Every European country but Malta – a neutral state – increased its military spending, pushing totals beyond Cold War-era highs, the report reads. The biggest year-on-year jumps included Romania (43%), the Netherlands (35%), Sweden (34%), and the Czech Republic (32%).
“The latest policies adopted in Germany and many other European countries suggest that Europe has entered a period of high and increasing military spending that is likely to continue for the foreseeable future,” said Scarazzato.
However big, the numbers hide just how much some key European countries still have to do to exceed, or even just meet, NATO’s 2% of GDP defence spending target.
While US president Donald Trump is pushing for an increase to 5% of GDP, leaders are expected to agree on a number in a highly anticipated June summit in The Hague this June.
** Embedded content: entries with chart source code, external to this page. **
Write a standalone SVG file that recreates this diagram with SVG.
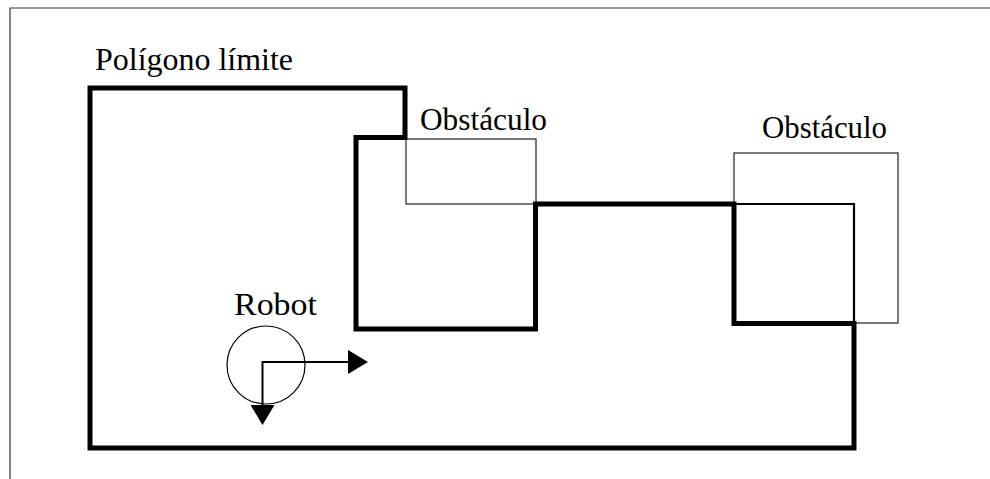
<svg xmlns="http://www.w3.org/2000/svg" width="990" height="479" viewBox="0 0 990 479">
<style>
.lbl{font-family:'Liberation Serif','Times New Roman',Times,serif;font-size:31px;fill:#000}
.thin{fill:none;stroke:#222;stroke-width:1.2}
.med{fill:none;stroke:#000;stroke-width:2.2}
.thick{fill:none;stroke:#000;stroke-width:5;stroke-linejoin:miter;stroke-linecap:square}
</style>
<defs>
<marker id="ah" viewBox="0 0 20 24" refX="0" refY="12" markerWidth="20" markerHeight="24" markerUnits="userSpaceOnUse" orient="auto">
<path d="M0,0 L20,12 L0,24 Z" fill="#000"/>
</marker>
</defs>
<rect width="990" height="479" fill="#fff"/>
<g id="frame">
<path d="M10,479 L10,8 L990,8" fill="none" stroke="#333" stroke-width="1.2"/>
</g>
<g id="obstacle1">
<rect class="thin" x="406" y="139" width="130" height="65"/>
<text class="lbl" font-family="Liberation Serif" x="420" y="130" textLength="127" lengthAdjust="spacingAndGlyphs">Obstáculo</text>
</g>
<g id="obstacle2">
<rect class="thin" x="734" y="153" width="164" height="170"/>
<path class="med" d="M734,204 L854,204 L854,323"/>
<text class="lbl" font-family="Liberation Serif" x="762" y="138" textLength="125" lengthAdjust="spacingAndGlyphs">Obstáculo</text>
</g>
<g id="boundary">
<path class="thick" d="M90,88 L405,88 L405,137.5 L356,137.5 L356,329 L535.5,329 L535.5,204 L734,204 L734,323.5 L854,323.5 L854,448 L90,448 Z"/>
<text class="lbl" font-family="Liberation Serif" x="95" y="70" textLength="198" lengthAdjust="spacingAndGlyphs">Polígono límite</text>
</g>
<g id="robot">
<circle cx="266" cy="365" r="39" fill="none" stroke="#000" stroke-width="1.2"/>
<text class="lbl" font-family="Liberation Serif" x="234" y="315" textLength="83" lengthAdjust="spacingAndGlyphs">Robot</text>
</g>
<g id="connectors">
<path d="M262.5,362 L348,362" fill="none" stroke="#000" stroke-width="2" marker-end="url(#ah)"/>
<path d="M262.5,361 L262.5,405" fill="none" stroke="#000" stroke-width="2" marker-end="url(#ah)"/>
</g>
</svg>
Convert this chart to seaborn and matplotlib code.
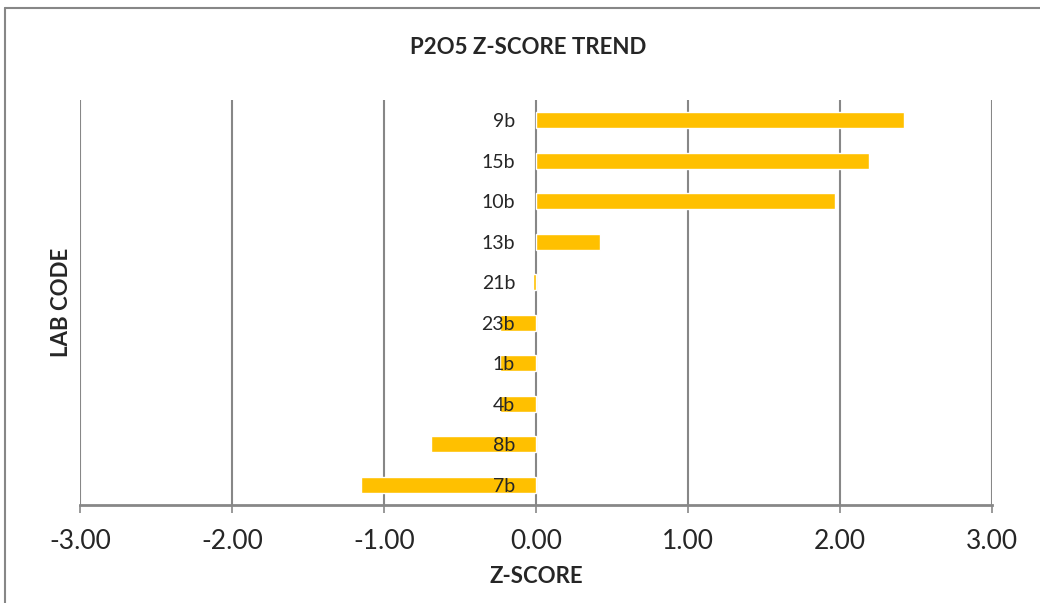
import seaborn as sns
import pandas as pd
import matplotlib
matplotlib.use("Agg")
from matplotlib import pyplot as plt
from matplotlib.lines import Line2D

# values
lab_codes = ["9b", "15b", "10b", "13b", "21b", "23b", "1b", "4b", "8b", "7b"]
z_scores = [2.42, 2.19, 1.97, 0.42, -0.02, -0.24, -0.24, -0.24, -0.69, -1.15]
x_ticks = [-3, -2, -1, 0, 1, 2, 3]

df = pd.DataFrame({"code": lab_codes, "z": z_scores})

sns.set_theme(style="white")
plt.rcParams["font.family"] = ["Lato", "DejaVu Sans"]

fig = plt.figure(figsize=(10.4, 6.03), dpi=100)
ax = fig.add_axes([80 / 1040, 98 / 603, 912 / 1040, 405 / 603])

sns.barplot(data=df, x="z", y="code", orient="h", color="#FFC000",
            saturation=1, width=0.4, ax=ax)

ax.set_xlim(-3, 3)
ax.set_ylim(len(lab_codes) - 0.5, -0.5)
ax.set_xticks(x_ticks)
ax.set_xticklabels([f"{t:.2f}" for t in x_ticks], fontsize=19)
ax.tick_params(axis="x", direction="out", length=6, width=1.2,
               color="#878787", pad=11, bottom=True)

# category labels sit at the zero line, like Excel
ax.spines["left"].set_position(("data", 0))
ax.spines["left"].set_visible(False)
ax.tick_params(axis="y", length=0, pad=15, labelsize=14)

for s in ["top", "right"]:
    ax.spines[s].set_visible(False)
ax.spines["bottom"].set_color("#878787")
ax.spines["bottom"].set_linewidth(2)

ax.grid(axis="x", color="#878787", linewidth=1.5)
ax.set_axisbelow(True)
# labels drawn over the bars
ax.yaxis.set_zorder(5)

ax.set_xlabel("Z-SCORE", fontsize=16, fontweight="bold", labelpad=9)
ax.set_ylabel("LAB CODE", fontsize=16, fontweight="bold")
ax.yaxis.set_label_coords(-0.009, 0.5)

fig.text(528 / 1040, 1 - 47 / 603, "P2O5 Z-SCORE TREND",
         ha="center", va="center", fontsize=16, fontweight="bold")

# outer chart frame (cropped at right and bottom)
fig.add_artist(Line2D([5 / 1040, 5 / 1040], [0, 1 - 8 / 603],
                      transform=fig.transFigure, color="#878787", lw=1.5))
fig.add_artist(Line2D([5 / 1040, 1], [1 - 8 / 603, 1 - 8 / 603],
                      transform=fig.transFigure, color="#878787", lw=1.5))

fig.savefig("out.png", dpi=100)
Diplomats expect that a compromise could be struck between 3% and 3.5%.
For comparison, the SIPRI data shows that American spending was up to €876.5 billion ($997 billion) in 2024. That’s 66% of all spending by NATO’s 32 member countries and 37% of the entire global military spending in 2024.
Poland is the runaway leader in Europe, having spent 31% more on defence last year compared to 2023, reaching €33.4 billion ($38.0 billion) in 2024, according to SIPRI. NATO reports that Warsaw allocated an estimated 4.07% of its GDP to defence in 2024, based on 2021 prices and exchange rates.
The gap is so big for some countries, however, that despite a 28% year-on-year spending jump, Germany only hit 2.1% of GDP in 2024, figures published by the Western military alliance last Thursday showed.
The Bundestag has passed a constitutional reform that will exempt military spending that exceeds 1% of GDP from its rules limiting borrowing under the so-called ‘debt brake’ mechanism which limits borrowing.
However, no concrete plan on how this newly available debt could be used by the German government has yet been put forward.